Tokyo, Aug 31 (DPA) Democratic Party of Japan (DPJ) President Yukio Hatoyama and leaders of two minor opposition parties entered talks to form a coalition government Monday.

The DPJ secured a comfortable majority of 308 of the 480 seats in the House of Representatives election Sunday, ending more than 50 years of nearly uninterrupted rule by the Liberal Democratic Party (LDP).

“The voters chose to see a change in the government after a long reign of the LDP,” the Yomiuri Shimbun quoted the 62-year-old Hatoyama, who is likely to become Japan’s next prime minister in the election set for mid-September, as saying.

“We would not be too proud to modestly run the government regardless of the number of seats we won,” he added.

The ruling party led by Prime Minister Taro Aso suffered a historic defeat, in which it secured a record low number of seats with many veteran lawmakers losing in their constituencies.
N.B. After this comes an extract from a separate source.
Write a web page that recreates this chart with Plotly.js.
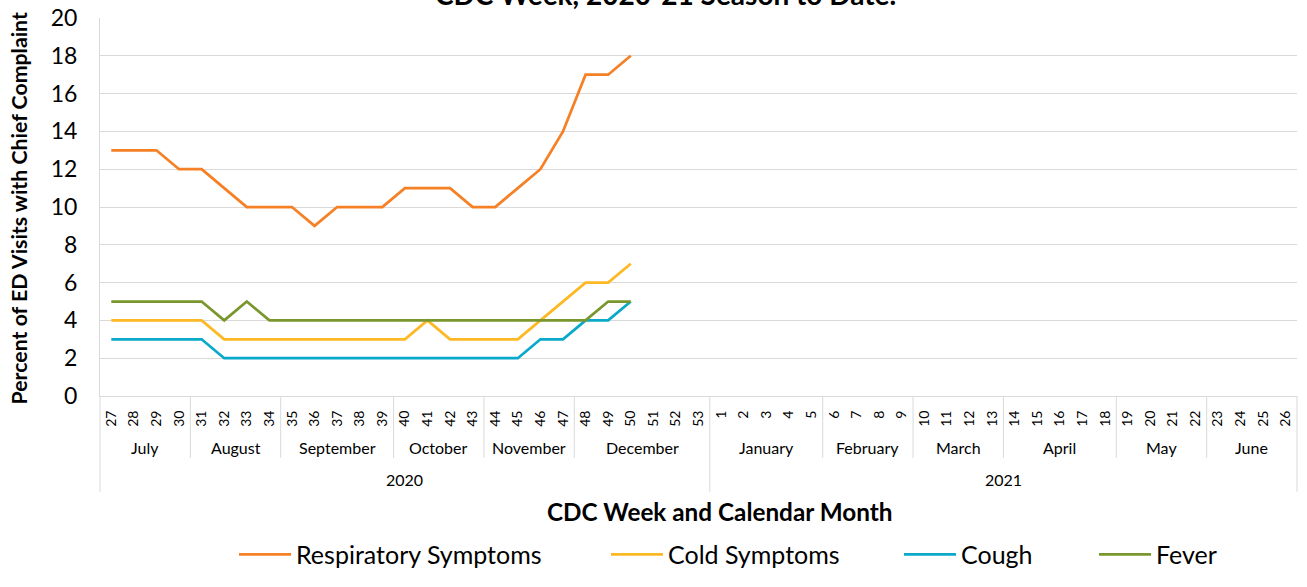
<!DOCTYPE html>
<html><head><meta charset="utf-8">
<script src="https://cdn.plot.ly/plotly-3.0.1.min.js"></script>
<style>html,body{margin:0;padding:0;background:#fff;overflow:hidden}#chart{width:1307px;height:587px}</style>
</head><body><div id="chart"></div>
<script>
// ---- data ----
const weeks = ["27","28","29","30","31","32","33","34","35","36","37","38","39","40","41","42","43","44","45","46","47","48","49","50","51","52","53",
               "1","2","3","4","5","6","7","8","9","10","11","12","13","14","15","16","17","18","19","20","21","22","23","24","25","26"];
const months = ["July","August","September","October","November","December","January","February","March","April","May","June"];
const monthWeekCounts = [4,4,5,4,4,6,5,4,4,5,4,4];
const years = ["2020","2021"];
const yearWeekCounts = [27,26];
const reportedWeeks = ["27","28","29","30","31","32","33","34","35","36","37","38","39","40","41","42","43","44","45","46","47","48","49","50"];
const respiratory = [13,13,13,12,12,11,10,10,10,9,10,10,10,11,11,11,10,10,11,12,14,17,17,18];
const cold        = [4,4,4,4,4,3,3,3,3,3,3,3,3,3,4,3,3,3,3,4,5,6,6,7];
const cough       = [3,3,3,3,3,2,2,2,2,2,2,2,2,2,2,2,2,2,2,3,3,4,4,5];
const fever       = [5,5,5,5,5,4,5,4,4,4,4,4,4,4,4,4,4,4,4,4,4,4,5,5];
const seriesNames = ["Respiratory Symptoms","Cold Symptoms","Cough","Fever"];
const seriesColors = ["#F58025","#FDB924","#0AA9C9","#7A972D"];

const FONT = "Lato, 'Liberation Sans', sans-serif";
const N = weeks.length;
const allSeries = [respiratory, cold, cough, fever];
const legendIds = ["legend","legend2","legend3","legend4"];
const legendX = [234, 606, 899, 1094];
const L = 100, R = 10, T = 18, B = 178, W = 1307, H = 587;
const pw = W - L - R, ph = H - T - B;
const px2x = p => (p - L) / pw;
const py2y = p => (H - B - p) / ph;

const traces = allSeries.map((vals, i) => ({
  x: reportedWeeks, y: vals, type: "scatter", mode: "lines",
  name: seriesNames[i], line: {color: seriesColors[i], width: 2.75},
  legend: legendIds[i], hoverinfo: "skip"
}));

const shapes = [];
const annotations = [];
let cum = 0;
const yearBounds = [0];
let yc = 0;
yearWeekCounts.forEach(c => { yc += c; yearBounds.push(yc); });
monthWeekCounts.forEach((c, i) => {
  annotations.push({xref: "paper", yref: "paper", x: (cum + c / 2) / N, y: py2y(462),
    text: months[i], showarrow: false, xanchor: "center", yanchor: "middle",
    font: {family: FONT, size: 16, color: "#000"}});
  cum += c;
  if (!yearBounds.includes(cum)) {
    shapes.push({type: "line", xref: "paper", yref: "paper", x0: cum / N, x1: cum / N,
      y0: 0, y1: py2y(473), line: {color: "#d9d9d9", width: 1}});
  }
});
yearBounds.forEach(b => {
  shapes.push({type: "line", xref: "paper", yref: "paper", x0: b / N, x1: b / N,
    y0: 0, y1: py2y(508), line: {color: "#d9d9d9", width: 1}});
});
let ys = 0;
yearWeekCounts.forEach((c, i) => {
  annotations.push({xref: "paper", yref: "paper", x: (ys + c / 2) / N, y: py2y(495),
    text: years[i], showarrow: false, xanchor: "center", yanchor: "middle",
    font: {family: FONT, size: 16, color: "#000"}});
  ys += c;
});
annotations.push({xref: "paper", yref: "paper", x: px2x(665), y: py2y(13), yanchor: "bottom", xanchor: "center",
  text: "<b>CDC Week, 2020-21 Season to Date.</b>", showarrow: false, font: {family: FONT, size: 28, color: "#000"}});
annotations.push({xref: "paper", yref: "paper", x: px2x(720), y: py2y(528), yanchor: "middle", xanchor: "center",
  text: "<b>CDC Week and Calendar Month</b>", showarrow: false, font: {family: FONT, size: 24.3, color: "#000"}});
annotations.push({xref: "paper", yref: "paper", x: px2x(19), y: py2y(215), yanchor: "middle", xanchor: "center",
  textangle: -90, text: "<b>Percent of ED Visits with Chief Complaint</b>", showarrow: false,
  font: {family: FONT, size: 21.3, color: "#000"}});

const layout = {
  width: W, height: H, margin: {l: L, r: R, t: T, b: B},
  paper_bgcolor: "#fff", plot_bgcolor: "#fff",
  font: {family: FONT, color: "#000"},
  showlegend: true,
  xaxis: {type: "category", categoryorder: "array", categoryarray: weeks, tickvals: weeks, ticktext: weeks,
    range: [-0.5, N - 0.5], tickangle: -90, tickfont: {family: FONT, size: 14, color: "#000"},
    showgrid: false, showline: true, linecolor: "#d9d9d9", linewidth: 1, ticks: "", zeroline: false,
    ticklabelstandoff: 8, fixedrange: true, automargin: false},
  yaxis: {range: [0, 20], dtick: 2, tickfont: {family: FONT, size: 23, color: "#000"},
    showgrid: true, gridcolor: "#d9d9d9", gridwidth: 1, showline: true, linecolor: "#d9d9d9", linewidth: 1,
    zeroline: false, ticks: "", ticklabelstandoff: 17, automargin: false, fixedrange: true},
  shapes: shapes, annotations: annotations
};
legendIds.forEach((id, i) => {
  layout[id] = {orientation: "h", x: px2x(legendX[i]), y: py2y(573), xanchor: "left", yanchor: "middle",
    font: {family: FONT, size: 25, color: "#000"}, bgcolor: "rgba(0,0,0,0)", borderwidth: 0, itemwidth: 52};
});
Plotly.newPlot("chart", traces, layout, {displayModeBar: false, staticPlot: true});
</script>
</body></html>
The 68-year-old premier said he was going to resign as LDP leader as he acknowledged responsibility for the defeat.

“We failed to wipe away the public’s dissatisfaction accumulated over the years toward the LDP,” Aso at a press conference early Monday.

Other cabinet members shared his view, with Chief Cabinet Secretary Takeo Kawamura also admitting that “it was a reprimand from the voters for our (LDP) failure to live up to their expectations.”
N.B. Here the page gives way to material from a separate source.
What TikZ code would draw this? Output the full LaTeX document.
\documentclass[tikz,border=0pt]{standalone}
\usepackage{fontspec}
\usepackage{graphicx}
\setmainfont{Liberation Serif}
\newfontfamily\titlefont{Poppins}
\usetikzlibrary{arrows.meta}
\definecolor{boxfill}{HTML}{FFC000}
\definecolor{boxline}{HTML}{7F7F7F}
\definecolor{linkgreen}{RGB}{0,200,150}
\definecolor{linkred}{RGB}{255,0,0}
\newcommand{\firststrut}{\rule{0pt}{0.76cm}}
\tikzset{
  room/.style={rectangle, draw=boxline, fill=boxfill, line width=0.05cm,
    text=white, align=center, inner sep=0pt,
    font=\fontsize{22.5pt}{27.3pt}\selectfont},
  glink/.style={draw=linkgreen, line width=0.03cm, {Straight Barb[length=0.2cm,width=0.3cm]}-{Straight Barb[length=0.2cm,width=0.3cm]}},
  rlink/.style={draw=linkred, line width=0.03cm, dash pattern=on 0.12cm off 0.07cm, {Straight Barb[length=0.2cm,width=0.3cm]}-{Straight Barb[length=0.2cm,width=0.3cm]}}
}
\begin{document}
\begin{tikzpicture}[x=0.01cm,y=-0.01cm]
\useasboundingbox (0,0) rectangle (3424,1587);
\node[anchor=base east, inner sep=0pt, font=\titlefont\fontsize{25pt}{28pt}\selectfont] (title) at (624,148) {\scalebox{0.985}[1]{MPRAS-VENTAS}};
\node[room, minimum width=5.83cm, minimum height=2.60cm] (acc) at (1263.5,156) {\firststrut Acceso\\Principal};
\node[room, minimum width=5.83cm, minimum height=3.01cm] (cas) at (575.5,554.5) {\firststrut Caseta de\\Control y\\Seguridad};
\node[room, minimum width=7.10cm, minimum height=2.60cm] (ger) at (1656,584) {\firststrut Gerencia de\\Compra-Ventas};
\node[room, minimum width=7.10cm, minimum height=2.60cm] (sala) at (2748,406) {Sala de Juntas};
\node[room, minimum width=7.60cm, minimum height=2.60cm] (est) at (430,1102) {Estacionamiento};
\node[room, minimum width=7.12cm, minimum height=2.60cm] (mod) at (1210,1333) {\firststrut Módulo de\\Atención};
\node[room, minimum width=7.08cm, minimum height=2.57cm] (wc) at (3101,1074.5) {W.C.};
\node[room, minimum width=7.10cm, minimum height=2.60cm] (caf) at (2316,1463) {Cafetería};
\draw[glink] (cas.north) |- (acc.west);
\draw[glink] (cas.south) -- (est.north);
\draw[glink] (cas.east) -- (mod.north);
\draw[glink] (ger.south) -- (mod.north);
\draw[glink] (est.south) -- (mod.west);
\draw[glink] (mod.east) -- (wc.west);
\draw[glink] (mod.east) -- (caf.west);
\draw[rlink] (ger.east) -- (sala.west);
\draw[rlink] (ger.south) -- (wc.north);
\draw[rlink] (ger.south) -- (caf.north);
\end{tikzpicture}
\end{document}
The Japanese people expressed their dissatisfaction with the LDP Sunday as the party was blamed for widening the income gap, devastated pension programmes and a series of corruption scandals.
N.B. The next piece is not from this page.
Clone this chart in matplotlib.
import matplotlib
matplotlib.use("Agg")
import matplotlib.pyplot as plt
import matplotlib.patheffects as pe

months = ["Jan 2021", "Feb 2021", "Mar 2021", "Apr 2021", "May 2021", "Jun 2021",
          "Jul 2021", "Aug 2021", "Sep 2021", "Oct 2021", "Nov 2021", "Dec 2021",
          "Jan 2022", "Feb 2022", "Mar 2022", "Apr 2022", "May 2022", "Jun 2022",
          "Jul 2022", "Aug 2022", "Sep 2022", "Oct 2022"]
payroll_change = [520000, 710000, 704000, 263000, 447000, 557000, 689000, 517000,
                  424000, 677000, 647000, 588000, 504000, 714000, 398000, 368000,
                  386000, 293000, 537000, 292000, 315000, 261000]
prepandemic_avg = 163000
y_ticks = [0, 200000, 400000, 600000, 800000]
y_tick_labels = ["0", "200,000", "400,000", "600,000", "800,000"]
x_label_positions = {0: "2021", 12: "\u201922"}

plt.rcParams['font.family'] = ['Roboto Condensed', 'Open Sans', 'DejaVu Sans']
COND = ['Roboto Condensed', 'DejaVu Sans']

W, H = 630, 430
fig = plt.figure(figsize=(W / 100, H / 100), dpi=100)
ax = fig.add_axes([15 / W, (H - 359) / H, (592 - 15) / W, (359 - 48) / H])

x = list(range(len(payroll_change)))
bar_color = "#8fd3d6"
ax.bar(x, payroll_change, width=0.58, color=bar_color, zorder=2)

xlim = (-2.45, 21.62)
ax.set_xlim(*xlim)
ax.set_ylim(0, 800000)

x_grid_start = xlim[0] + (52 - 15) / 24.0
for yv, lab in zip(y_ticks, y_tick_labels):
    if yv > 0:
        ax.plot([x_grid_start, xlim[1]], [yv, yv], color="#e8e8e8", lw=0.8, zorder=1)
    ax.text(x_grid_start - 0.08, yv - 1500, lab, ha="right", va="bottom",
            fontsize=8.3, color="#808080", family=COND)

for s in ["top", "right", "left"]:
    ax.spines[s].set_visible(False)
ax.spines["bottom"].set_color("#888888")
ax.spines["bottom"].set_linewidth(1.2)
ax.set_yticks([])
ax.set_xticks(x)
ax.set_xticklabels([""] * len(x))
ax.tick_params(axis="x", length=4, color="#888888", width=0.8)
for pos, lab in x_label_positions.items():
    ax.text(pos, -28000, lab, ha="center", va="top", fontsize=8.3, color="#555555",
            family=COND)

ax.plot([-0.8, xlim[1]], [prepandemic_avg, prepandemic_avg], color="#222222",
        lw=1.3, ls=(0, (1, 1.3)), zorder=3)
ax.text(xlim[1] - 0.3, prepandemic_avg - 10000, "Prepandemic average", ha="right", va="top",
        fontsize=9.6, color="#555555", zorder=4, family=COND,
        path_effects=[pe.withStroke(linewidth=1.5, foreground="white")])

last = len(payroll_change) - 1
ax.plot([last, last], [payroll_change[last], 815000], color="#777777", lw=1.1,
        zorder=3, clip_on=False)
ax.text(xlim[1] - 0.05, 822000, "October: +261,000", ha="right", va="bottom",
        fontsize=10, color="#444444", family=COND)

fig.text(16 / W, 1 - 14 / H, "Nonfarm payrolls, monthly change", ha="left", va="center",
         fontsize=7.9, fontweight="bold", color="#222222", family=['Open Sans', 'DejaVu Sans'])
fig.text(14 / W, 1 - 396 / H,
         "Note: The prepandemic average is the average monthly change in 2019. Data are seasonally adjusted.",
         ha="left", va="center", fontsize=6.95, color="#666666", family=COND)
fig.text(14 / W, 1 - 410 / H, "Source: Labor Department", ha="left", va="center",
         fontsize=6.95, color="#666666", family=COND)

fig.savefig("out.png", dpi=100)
The long-ruling party was blamed for the worst recession in post-war Japan, as anxiety weighed heavy on the public.

The incoming DPJ promised voters it would revitalize the world’s second-largest economy by cutting wasteful spending and increasing household incomes to encourage spending.

The party also vowed to raise monthly child allowances, and to scrap both expressway tolls and gasoline taxes as part of its plan to stimulate consumer spending. But it has been criticised for being vague about how to finance its costly economic and social measures.

The Tokyo stock market reacted positively Monday to the change in power, with both indices rising to their intraday high this year. But investors sold shares due to a stronger yen before the end of trading, with the market losing about 0.4 per cent.